No right to reply: Etsy

With the second regular series after Get in the bin, I’m going to be applying a little truth filter on the public statements that companies make in response to criticism (because they’re often bullshit).

Today’s victim perpetrator (let’s get it right, everyone), is Etsy.

This week, The Guardian published an article about how Etsy, which describes itself as “a community doing good”, paid only £128,000 in corporation tax on sales of £160,000,000, thanks to booking most of their UK sales through their Irish subsidiary.

For more information on their tax avoidance mechanism and how much tax they would otherwise have been liable for, the article is a great read. But I’m interested in the right to reply that usually appears at the end of these things. So let’s take a look.

An Etsy spokesperson said the company had “paid or accrued for any known and material tax obligations in compliance with current cross-border tax laws.”

This just means they physically pay the tax bills they are presented with. Which, if they didn’t, they would be sued in court. So it’s a moot point, really.

“Cross-border corporate tax law is extremely complex and Etsy is committed to paying our fair share”.

This line introduces an abstract concept: fair share.
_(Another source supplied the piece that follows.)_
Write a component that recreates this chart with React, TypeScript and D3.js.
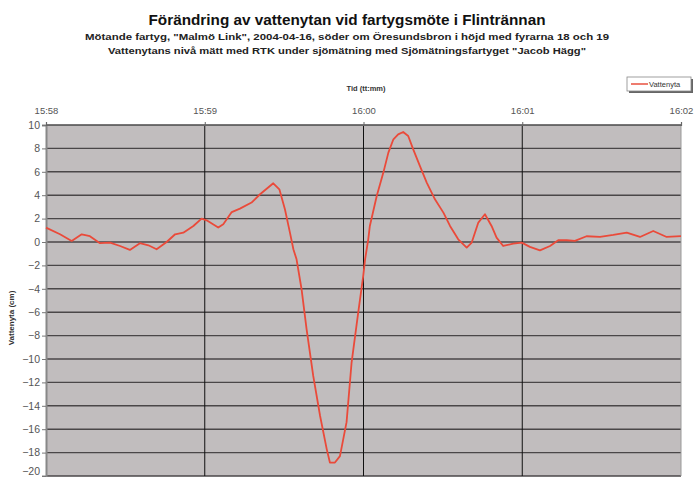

Fair in whose eyes? Are they saying that they think the tax rate is too high in the UK? I mean, why else would they funnel their UK sales to their Irish entity? (Obviously I think they could be a little more committed).

“Ireland is the location of our international headquarters, where we employ dozens of people who support our international community across many critical business functions, like software and product engineers, payments operations, technical project managers, and member support.”

Wow, did you hear that everyone? They employ literally dozens of people in Ireland. I work for a business that employs hundreds of people and let me tell you, its revenue is significantly less than £160,000,000 a year. The fact that Etsy employs some corporate staff in Ireland has nothing to do with it.

“Etsy said it endorsed the OECD’s attempt to “create a more equitable and simple model” for cross-border taxation and added: “We are very supportive of a global consensus on how to tax the digital economy even if our tax bill increases.”

This is the second time they make the implication that cross-border tax in its current state is complicated. Which, I mean, is sort of true. But if it’s a simple tax scheme you’re after, you could just…pay the tax…in the same country where you make the sale…? Duh?

Anyway, time to apply the truth filter to the spokesperson’s words:

Fixed your statement:
We do not break the law. We incur tax in Ireland because it’s got a lower tax rate than the UK, even though that’s where we make most of our sales. We do this because it’s our fiduciary (but not ethical) duty to increase value for shareholders by paying the lowest amount of tax through legal tax avoidance schemes. Because we sometimes get criticised for this, we’d like to remind you that we have some staff in Ireland. Naturally, if regulators come up with different tax rules and force us to follow them, we will follow them, because we do not break the law.